Comparing multiple wavelengths of Neptune and Uranus

"Our understanding of the interior structure of the interior structure of the planet is so poor that we really have very little idea what the ratio of those three things are to each other," said UC Santa Cruz Professor Jonathan Fortney, who wrote a study about the feasibility of exploring Neptune and Uranus, in a report from The Verge.

However, it's not the case that we know nothing about Uranus. A recent study in the Journal of Geophysical Research: Planets suggests that the concentrated haze on both ice giants is actually thicker on Uranus, causing it to "whiten" more than Neptune. If neither planet had this haze, then both ice giants would appear with the same melancholy blue.

This discovery came from a model theorized by a global team to explain aerosol layers in the atmospheres of Uranus and Neptune. Unlike previous studies of the two planets, which looked at specific wavelengths of light, the new model examined several layers of their atmospheres. This is significant because it enabled scientists to see how observations of either planet matched and differed from one another across a wide spectrum of wavelengths.

Uranus could hold the secret to life-friendly solar systems

Crucially, the novel model also posits haze particles at far deeper layers than scientists initially thought — where previously only clouds of methane and hydrogen sulfide ices were presumed to be present. "This is the first model to simultaneously fit observations of reflected sunlight from ultraviolet to near-infrared wavelengths," said Professor Patrick Irwin, of Oxford University, who led the recent study, in a press release.

"It's also the first to explain the difference in visible color between Uranus and Neptune," added Irwin. This model even lends data to support theories on why the dark spots sometimes seen on Neptune seem to happen more often than they do on Uranus. According to the research, a darkening of the particles in the deep abyssal layers of the new model would yield dark spots resembling what we see from Earth orbit.

If we want to confirm the cause of these dark spots and gain a more complete picture of how habitable solar systems form, we need to explore all of the gas giants.

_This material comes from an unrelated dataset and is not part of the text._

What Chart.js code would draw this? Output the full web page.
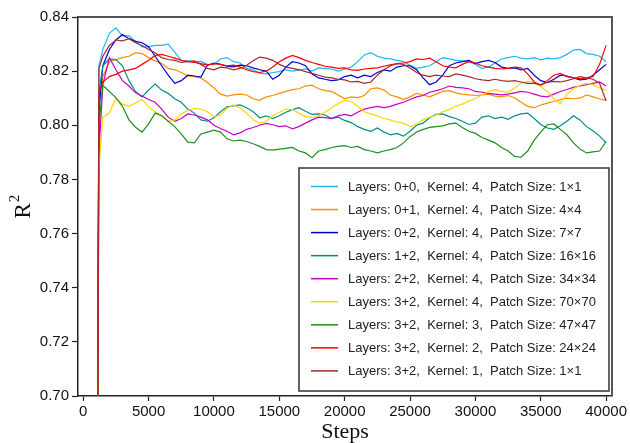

Since the Voyager 2 spacecraft flew by Uranus and Neptune in 1986 and 1989, respectively, we've only returned to Jupiter and Saturn's planetary systems. We even have more missions to set to explore both gas giants' moons. Since Neptune and Uranus are similar (as ice giants), and Uranus is far closer — the only thing stopping us from the next step in planetary science is the decision to commit, and send a probe.